British have strong hold on Masters

The Inside Stuff

April 15, 1991|By Bill Tanton

When Ian Woosnam of Wales won the Masters Tournament yesterday, millions of golfers might have been asking what Turf Valley's Charley Brandt said aloud:

"What's going on? The Masters used to be won by Americans like Jack Nicklaus [six times], Arnold Palmer [four times], Ben Crenshaw, Larry Mize and Tom Watson. Now all of a sudden the Brits own this tournament."

True enough. Woosnam is now the fourth straight player from the British Isles to win the prestigious American event. Preceding him were Nick Faldo (1989 and '90) and Sandy Lyle (1988). Maybe this is payback for the British Opens that have been won by Americans such as Watson (four times).

* Remember how great the White Sox and their Opening Day pitcher, Jack McDowell, looked against the Orioles here last week?

Well, they're still looking great. The Chisox, who were rained out yesterday, are 4-0 and McDowell is 2-0 after his two-hit shutout of the Tigers Saturday. McDowell has an earned run average of 1.00 and 20 strikeouts. Chicago is going to be tough all year.

* The mystery of the college lacrosse season is Loyola, NCAA runner-up last year and picked by many to win it all this year. The Greyhounds (5-3) have lost two of their last three games (to Brown and Duke) and would have lost the third (to Towson State) had it not been for a great comeback. Now, with its next game at UMBC Saturday, Loyola is struggling just to make the 12-team NCAA tourney field.

The observer who told me yesterday that Loyola's problem is "too many players from schools like Overlea High and C. Milton Wright and not enough from Long Island and Central New York" is off target. Loyola's squad includes 23 players from Maryland and 21 from out of state, including 14 from New York.

* Was anyone really surprised when it was announced that the trade of Glenn Davis from Houston to Baltimore made the Orioles' payroll jump from lowest in the majors to second lowest and made the Astros' payroll the lowest? Davis is earning $3.275 million this season.

* Mount St. Mary's basketball coach Jim Phelan, speaking at J. Patrick's the other day, said: "I really miss the old rivalry with Loyola, playing them twice a year every year, home and home, always on Saturday nights before the biggest crowds of the year. Now with the schools in different conferences, if the Beltway Classic shuts down after this year, the Mount and

Loyola might not play at all."

Speaking of Phelan, who expects to have a good team in his 38th season at Emmitsburg, an interesting insight to his longevity comes from Frannie Bock, who officiated Jim's games for many years.

"During the game, Phelan was as fiery as any coach," said Bock, a basketballer who this year entered Loyola College's Hall of Fame. "He'd give the officials a hard time if he thought we'd missed a call. But as soon as the game was over he put it behind him. He'd come over and joke around with us. I think that's why he's still there."

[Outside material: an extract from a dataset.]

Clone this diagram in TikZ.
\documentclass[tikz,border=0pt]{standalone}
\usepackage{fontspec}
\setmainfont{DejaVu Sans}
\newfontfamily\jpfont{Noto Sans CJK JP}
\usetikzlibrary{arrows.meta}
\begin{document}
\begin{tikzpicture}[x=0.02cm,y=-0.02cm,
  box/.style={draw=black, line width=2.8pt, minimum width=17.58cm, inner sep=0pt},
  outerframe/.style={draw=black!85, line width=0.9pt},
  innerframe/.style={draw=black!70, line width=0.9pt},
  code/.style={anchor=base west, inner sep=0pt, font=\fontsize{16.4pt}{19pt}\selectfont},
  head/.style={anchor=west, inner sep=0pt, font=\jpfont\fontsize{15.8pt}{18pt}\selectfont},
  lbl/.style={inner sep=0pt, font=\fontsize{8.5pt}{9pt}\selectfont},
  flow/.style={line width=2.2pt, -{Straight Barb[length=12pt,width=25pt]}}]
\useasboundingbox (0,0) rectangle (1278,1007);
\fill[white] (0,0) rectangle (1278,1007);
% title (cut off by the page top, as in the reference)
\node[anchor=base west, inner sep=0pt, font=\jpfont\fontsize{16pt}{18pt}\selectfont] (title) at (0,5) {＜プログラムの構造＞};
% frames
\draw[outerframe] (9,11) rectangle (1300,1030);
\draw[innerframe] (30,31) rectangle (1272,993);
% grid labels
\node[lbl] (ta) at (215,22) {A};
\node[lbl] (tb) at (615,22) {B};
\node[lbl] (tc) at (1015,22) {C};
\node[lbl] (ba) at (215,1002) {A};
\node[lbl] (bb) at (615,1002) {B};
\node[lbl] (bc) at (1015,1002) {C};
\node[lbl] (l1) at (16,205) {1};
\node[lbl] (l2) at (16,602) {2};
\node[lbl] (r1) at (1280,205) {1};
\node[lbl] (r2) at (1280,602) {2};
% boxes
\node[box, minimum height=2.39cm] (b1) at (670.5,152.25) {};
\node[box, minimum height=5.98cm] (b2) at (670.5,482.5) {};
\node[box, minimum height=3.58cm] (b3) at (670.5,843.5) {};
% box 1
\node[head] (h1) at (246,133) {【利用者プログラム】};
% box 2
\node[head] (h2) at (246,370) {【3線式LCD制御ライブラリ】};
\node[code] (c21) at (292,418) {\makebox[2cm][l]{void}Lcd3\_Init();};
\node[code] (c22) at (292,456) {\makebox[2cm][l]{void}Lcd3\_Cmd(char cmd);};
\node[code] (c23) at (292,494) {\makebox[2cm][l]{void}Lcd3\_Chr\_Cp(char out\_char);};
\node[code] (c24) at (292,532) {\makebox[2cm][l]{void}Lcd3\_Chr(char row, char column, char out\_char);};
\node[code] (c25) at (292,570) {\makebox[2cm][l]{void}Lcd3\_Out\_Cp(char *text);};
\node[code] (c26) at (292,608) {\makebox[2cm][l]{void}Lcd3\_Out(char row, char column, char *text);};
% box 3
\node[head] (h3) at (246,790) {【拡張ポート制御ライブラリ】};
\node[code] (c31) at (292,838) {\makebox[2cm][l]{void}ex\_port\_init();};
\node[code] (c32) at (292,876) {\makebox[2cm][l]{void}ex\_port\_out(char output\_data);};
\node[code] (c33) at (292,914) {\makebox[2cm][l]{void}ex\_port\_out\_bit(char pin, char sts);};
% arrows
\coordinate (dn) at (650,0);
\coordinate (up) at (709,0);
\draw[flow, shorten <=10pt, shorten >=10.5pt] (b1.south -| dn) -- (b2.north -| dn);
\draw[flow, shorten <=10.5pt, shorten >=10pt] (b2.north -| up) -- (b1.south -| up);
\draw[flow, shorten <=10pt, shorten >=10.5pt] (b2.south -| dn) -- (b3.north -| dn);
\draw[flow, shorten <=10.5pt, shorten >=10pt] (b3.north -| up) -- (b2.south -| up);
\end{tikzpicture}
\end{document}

* Maryland's two best-known horse races in their own categories -- the Preakness and the Maryland Hunt Cup -- are clamping down on young spectators. At the Preakness it now costs $2 for an infield patron (a.k.a. young person) every time he leaves the infield. At the Hunt Cup, buying a ticket has been made so complicated (to discourage rowdies) that officials are now worried about declining attendance.

I've attended Hunt Cups and I've spent Preakness Day in the infield, and I've been at Boardwalk and 9th in Ocean City on the Fourth of July. They're all about the same -- great if you're the right age. But it's the infield crowds that have pushed Preakness attendance toward 100,000, and when the Hunt Cup drew 15,000 spectators, kids accounted for two-thirds of it. Race officials have to decide whether they want the kids there or not. They can't have it both ways.

* Baseball leaders are easier on today's overpaid players than they were on the underpaid ones of yesteryear, as ex-Oriole minor league first baseman Bob Latshaw points out.

"I played for a manager named Burleigh Grimes at Toronto who told us games at the start of the season were as important as the ones at the end," Latshaw says. "He said a game won in April was one you might not have to win in September.

"But when the Orioles lost their first two games of this season and looked bad doing it all you heard from the manager and coaches was, 'Oh, there's still a long way to go.' I think Burleigh Grimes was right and these guys are wrong."